Guest Column | September 3, 2021

What To Look For In A Mobile Operations & Maintenance Planning And Scheduling Tool

By Dan Smith, Vice President, InterPro Solutions

Looking From Top Of Mountain

Planning maintenance activities and events, scheduling tasks, and assigning personnel with a legacy Enterprise Asset Management (EAM) system - or one of the industrial-strength desktop planning and scheduling tools that sit on top of the EAM - is notoriously difficult. Among the challenges of these legacy systems are:

  • Complex UIs
  • Lots of horizontal scrolling
  • Deep menus
  • Rigid paths/steps to assign work

All of this translates to long learning curves: it can take a new user months to achieve competency on basic planning and scheduling features, and years to fully master the software.

Fortunately, a new class of mobile software has emerged that fundamentally change the way planners and schedulers do their jobs, making it possible for users to harness the power of their EAM system while masking the underlying complexity and enabling them to perform their day-to-day tasks with a few taps on their mobile devices.

Here are some key features to look for:

  • Batch assign capabilities: When you have hundreds or thousands of maintenance activities that need to be scheduled and assigned, you don’t want to be forced to schedule them one at a time. Through the use of multi-select batch functionality, the time it takes to schedule and assign (and if necessary, re-schedule and re-assign) can be reduced substantially – often by 80% or more.
     
  • Mobile-first design: Taking a mobile-first approach solves most of the UI challenges of legacy planning and scheduling software. These legacy tools were originally designed for desktop workstations from another era. At the time they were developed, the emphasis was on constant introduction of little-used functionality – buried in deep menus – to win the ‘feature war’ against competitors.

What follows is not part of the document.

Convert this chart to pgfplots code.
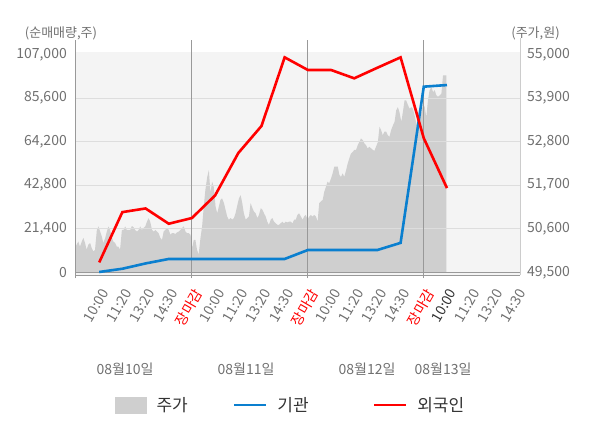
\documentclass[border=0pt]{standalone}
\usepackage{fontspec}
\setmainfont{Noto Sans CJK KR}
\usepackage{pgfplots}
\pgfplotsset{compat=1.18}
\definecolor{bgc}{HTML}{F4F4F4}
\definecolor{areac}{HTML}{CFCFCF}
\definecolor{gridc}{HTML}{DDDDDD}
\definecolor{vlinec}{HTML}{999999}
\definecolor{txtc}{HTML}{707070}
\definecolor{bluec}{HTML}{0A7FCF}
\definecolor{redc}{HTML}{FF0000}
\definecolor{legc}{HTML}{333333}
\begin{document}
\begin{tikzpicture}
\path[use as bounding box] (-76bp,-153bp) rectangle (524bp,275bp);
% price axis (right)
\begin{axis}[at={(0,0)}, anchor=south west, scale only axis, width=444bp, height=223bp,
 xmin=0, xmax=19.15, ymin=49434, ymax=55063,
 scaled x ticks=false, scaled y ticks=false,
 axis background/.style={fill=bgc},
 axis line style={draw=none},
 xtick=\empty,
 ytick={49500,50600,51700,52800,53900,55000},
 yticklabels={{49,500},{50,600},{51,700},{52,800},{53,900},{55,000}},
 ytick pos=right, yticklabel pos=right,
 major tick length=0pt,
 yticklabel style={font=\fontsize{14bp}{16bp}\selectfont, text=txtc, inner sep=0pt, xshift=7bp, anchor=west},
]
\addplot[fill=areac, draw=none] coordinates {
(0,49500)
(0.00,50170) (0.10,50280) (0.17,50150) (0.25,50280) (0.32,50370) (0.39,50240) (0.46,50070) (0.53,50200) (0.61,50240) (0.68,50110) (0.75,50030) (0.82,50070) (0.90,50570) (0.97,50660) (1.04,50530) (1.11,50410) (1.18,50240) (1.26,50370) (1.33,50530) (1.40,50660) (1.47,50570) (1.55,50370) (1.61,50280) (1.69,50240) (1.76,50150) (1.83,50150) (1.90,50070) (1.98,50570) (2.05,50570) (2.12,50660) (2.19,50570) (2.26,50570) (2.34,50570) (2.41,50670) (2.48,50640) (2.55,50570) (2.63,50530) (2.70,50570) (2.77,50660) (2.84,50570) (2.91,50620) (2.99,50660) (3.06,50780) (3.13,50870) (3.20,50780) (3.28,50570) (3.35,50530) (3.42,50570) (3.49,50530) (3.56,50490) (3.64,50370) (3.71,50320) (3.78,50530) (3.85,50570) (3.93,50620) (4.00,50570) (4.07,50450) (4.14,50490) (4.21,50490) (4.29,50470) (4.36,50510) (4.43,50530) (4.50,50570) (4.58,50620) (4.65,50660) (4.72,50530) (4.79,50490) (4.86,50490) (4.94,50450) (5.01,50120) (5.08,50320) (5.15,50320) (5.22,50070) (5.29,49950) (5.37,50370) (5.44,50660) (5.51,51160) (5.58,51580) (5.66,51910) (5.73,52080) (5.80,51500) (5.87,51790) (5.94,51660) (6.02,51160) (6.09,50990) (6.16,51160) (6.23,51330) (6.30,51370) (6.38,51250) (6.45,51080) (6.52,50910) (6.59,50830) (6.67,50870) (6.74,50830) (6.81,50870) (6.88,50990) (6.96,51200) (7.03,51370) (7.10,51450) (7.17,51250) (7.24,50990) (7.32,50830) (7.39,50870) (7.46,50910) (7.53,51250) (7.61,51120) (7.68,51030) (7.75,50990) (7.82,50870) (7.89,50950) (7.97,51120) (8.04,51080) (8.11,50990) (8.18,50910) (8.25,50780) (8.32,50700) (8.40,50830) (8.47,50870) (8.54,50780) (8.61,50740) (8.69,50700) (8.76,50700) (8.83,50740) (8.90,50780) (8.97,50740) (9.05,50780) (9.12,50760) (9.19,50780) (9.26,50780) (9.34,50740) (9.41,50830) (9.48,50830) (9.55,50950) (9.62,50990) (9.70,50910) (9.77,50830) (9.84,50910) (9.91,50950) (9.99,50830) (10.06,50910) (10.13,50950) (10.20,50910) (10.27,50950) (10.35,50910) (10.42,50780) (10.49,51250) (10.56,51290) (10.64,51330) (10.71,51540) (10.78,51660) (10.85,51790) (10.92,51750) (11.00,51870) (11.07,52000) (11.14,52170) (11.21,52170) (11.29,52170) (11.36,51960) (11.43,51910) (11.50,52000) (11.57,51910) (11.65,52080) (11.72,52250) (11.79,52380) (11.86,52500) (11.93,52540) (12.01,52590) (12.08,52590) (12.15,52710) (12.22,52790) (12.29,52880) (12.37,52840) (12.44,52750) (12.51,52710) (12.58,52630) (12.65,52670) (12.73,52630) (12.80,52590) (12.87,52570) (12.94,52670) (13.02,52790) (13.09,53170) (13.16,53090) (13.23,52960) (13.30,53050) (13.38,53050) (13.45,52960) (13.52,52920) (13.59,53090) (13.67,53210) (13.74,53300) (13.81,53590) (13.88,53670) (13.95,53550) (14.03,53300) (14.10,53550) (14.17,53840) (14.24,53840) (14.32,53720) (14.39,53630) (14.46,53670) (14.53,53630) (14.60,53470) (14.68,53260) (14.75,53170) (14.82,53380) (14.89,53510) (14.97,53760) (15.04,53670) (15.11,53420) (15.18,53840) (15.25,54100) (15.33,54180) (15.40,54050) (15.47,54100) (15.54,53970) (15.61,53930) (15.69,53970) (15.76,54010) (15.83,54470) (15.90,54470) (15.97,54470)
(15.97,49500)
} -- cycle;
\end{axis}
% net-buy axis (left)
\begin{axis}[at={(0,0)}, anchor=south west, scale only axis, width=444bp, height=223bp,
 xmin=0, xmax=19.15, ymin=-1275, ymax=108225, clip=false,
 scaled x ticks=false, scaled y ticks=false,
 axis line style={draw=none}, major tick length=0pt,
 ytick={0,21400,42800,64200,85600,107000},
 yticklabels={0,{21,400},{42,800},{64,200},{85,600},{107,000}},
 ytick pos=left,
 xtick={1,...,19}, xtick pos=bottom,
 xticklabels={10:00,11:20,13:20,14:30,{\color{redc}장마감},10:00,11:20,13:20,14:30,{\color{redc}장마감},10:00,11:20,13:20,14:30,{\color{redc}장마감},{\color{legc}10:00},11:20,13:20,14:30},
 xticklabel style={yshift=-12.5bp, xshift=1bp, rotate=60, anchor=north east, inner sep=0pt, font=\fontsize{14bp}{16bp}\selectfont, text=txtc},
 yticklabel style={anchor=east, inner sep=0pt, xshift=-9bp, font=\fontsize{14bp}{16bp}\selectfont, text=txtc},
 legend columns=3,
 legend cell align=left,
 legend image code/.code={\draw[#1] (0bp,0bp) -- (32bp,0bp);},
 legend style={at={(0.0878,-0.583)}, anchor=west, draw=none, fill=none, inner sep=0pt,
   font=\fontsize{17bp}{20bp}\selectfont, text=legc,
   /tikz/every odd column/.append style={column sep=8bp},
   /tikz/column 2/.style={column sep=43bp},
   /tikz/column 4/.style={column sep=62bp}},
]
\addlegendimage{legend image code/.code={\fill[areac] (0bp,-8bp) rectangle (31bp,8bp);}}
\addlegendentry{주가}
% grid and frame lines
\draw[color=gridc, line width=0.8bp] (axis cs:0,21400) -- (axis cs:19.15,21400);
\draw[color=gridc, line width=0.8bp] (axis cs:0,42800) -- (axis cs:19.15,42800);
\draw[color=gridc, line width=0.8bp] (axis cs:0,64200) -- (axis cs:19.15,64200);
\draw[color=gridc, line width=0.8bp] (axis cs:0,85600) -- (axis cs:19.15,85600);
\draw[color=vlinec, line width=1bp] (axis cs:5,-1275) ++(0,-6bp) -- ++(0,236bp);
\draw[color=vlinec, line width=1bp] (axis cs:10,-1275) ++(0,-6bp) -- ++(0,236bp);
\draw[color=vlinec, line width=1bp] (axis cs:15,-1275) ++(0,-6bp) -- ++(0,236bp);
\draw[color=vlinec, line width=1bp] (axis cs:0,-1275) ++(0,-6bp) -- ++(0,236bp);
\draw[color=black!20, line width=1bp] (axis cs:19.15,-1275) ++(0,-3bp) -- ++(0,235bp);
\draw[color=black!40, line width=1bp] (axis cs:0,0) -- (axis cs:19.15,0);
\draw[color=black!40, line width=1bp] (axis cs:0,-1275) -- (axis cs:19.15,-1275);
\addplot[color=bluec, line width=2.6bp] coordinates {
(1,200) (2,1800) (3,4400) (4,6600) (5,6600) (6,6600) (7,6600) (8,6600) (9,6600) (10,11000) (11,11000) (12,11000) (13,11000) (14,14500) (15,91200) (16,92000)};
\addlegendentry{기관}
\addplot[color=redc, line width=2.6bp] coordinates {
(1,4900) (2,29600) (3,31400) (4,23900) (5,26700) (6,37800) (7,58600) (8,71900) (9,105600) (10,99400) (11,99400) (12,95300) (13,100500) (14,105600) (15,65900) (16,41400)};
\addlegendentry{외국인}
\end{axis}
\node[font=\fontsize{13bp}{15bp}\selectfont, text=txtc] at (-15bp,242bp) {(순매매량,주)};
\node[font=\fontsize{13bp}{15bp}\selectfont, text=txtc] at (459.5bp,242bp) {(주가,원)};
\node[font=\fontsize{14bp}{16bp}\selectfont, text=txtc] at (49bp,-94bp) {08월10일};
\node[font=\fontsize{14bp}{16bp}\selectfont, text=txtc] at (170bp,-94bp) {08월11일};
\node[font=\fontsize{14bp}{16bp}\selectfont, text=txtc] at (291bp,-94bp) {08월12일};
\node[font=\fontsize{14bp}{16bp}\selectfont, text=txtc] at (367bp,-94bp) {08월13일};
\end{tikzpicture}
\end{document}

With the advent of mobile, there has been a dramatic shift in UI design. Deep menus and horizonal scrolling are things of the past. Instead, the emphasis is on intuitive navigation, user friendliness and the ability to take an action when needed (versus backing out to a different navigation path). These apps don’t require formal training and manuals are almost unheard of – the software is that easy to use.

Planning and scheduling tools that were “born mobile”, i.e., designed for mobile, will almost always avoid the complexities of desktop tools. The way in which mobile devices operate forces mobile designers to avoid deep menus and horizontal scrolling and focus on ease-of-use and intuitive navigation. Long spreadsheet-like lists of tasks and activities are replaced with new UI constructs like cards. Assigned technicians and tools will typically be portrayed as easy-to-understand chips. From a navigation perspective, most mobile tools will allow you to do most anything from anywhere – just tap on the element you want to modify.

  • Drag and drop: This is a feature unique to mobile apps that eliminates the need for endless typing and menu-jumping. To schedule a job, users drag it onto a planning calendar that mirrors an assignment table, or assign by dragging it onto an owner, lead or supervisor’s calendar. Since mobile apps can be used in the field, they make it easy for field supervisors to assign tasks across their crew – leveraging their intimate knowledge of crew member skills and experience. 
     
  • Calendar views: Calendars provide at-a-glance understanding of work start and stop times, as well as overlapping projects. In a mobile calendar view, schedulers can quickly visualize workloads, easily balance workloads across the team, and manage things like time-off request and overtime assignments. 
     
  • Kanban boards:  Many mobile planning and scheduling tools now offer Kanban boards to provide an alternative view of backlogs, scheduled work, work-in-progress and completed work – allowing managers to easily move team members between projects and reprioritize jobs as the situation demands.
     
  • Project & Event Planning:  Another capability to look for is the ability to plan and manage complex, long-running events, such the turnover of a new building to the O&M team.  This allows for the creation of milestones (parents) with associated sub-tasks (children) and dependencies, provide the flexibility to drag and drop milestones as needed, and even to drag and drop sub-tasks from one milestone to another. 

Today’s born-mobile planning and scheduling tools are dramatically easier to learn and use than even the latest-generation desktop tools. The fact that they can be easily used in the field promises to fundamentally re-shape how (and where) tasks get assigned, scheduled and prioritized. 

But there is a tradeoff – the born-mobile tools typically do not ‘out-feature’ the legacy desktop tools. Companies who have a large team of in-house planning and scheduling experts that can exploit all the advanced features buried in those menus may be happy to stay with desktop tools.  But in my experience, the vast majority of O&M groups have very few, if any, schedulers that have been able to build expertise on those old systems – their priority is getting work pushed out and assigned as quickly as possible. We have hit the point where the majority of staff (especially newer team members) strongly prefer mobile tools, so there’s little appetite to become an expert on a legacy desktop tool. When I visit with operations teams, I frequently see staff sitting in front of a desktop computer, but using a mobile device to get their work done. That alone is a good indication of where the future of EAM software, and especially planning and scheduling, is headed.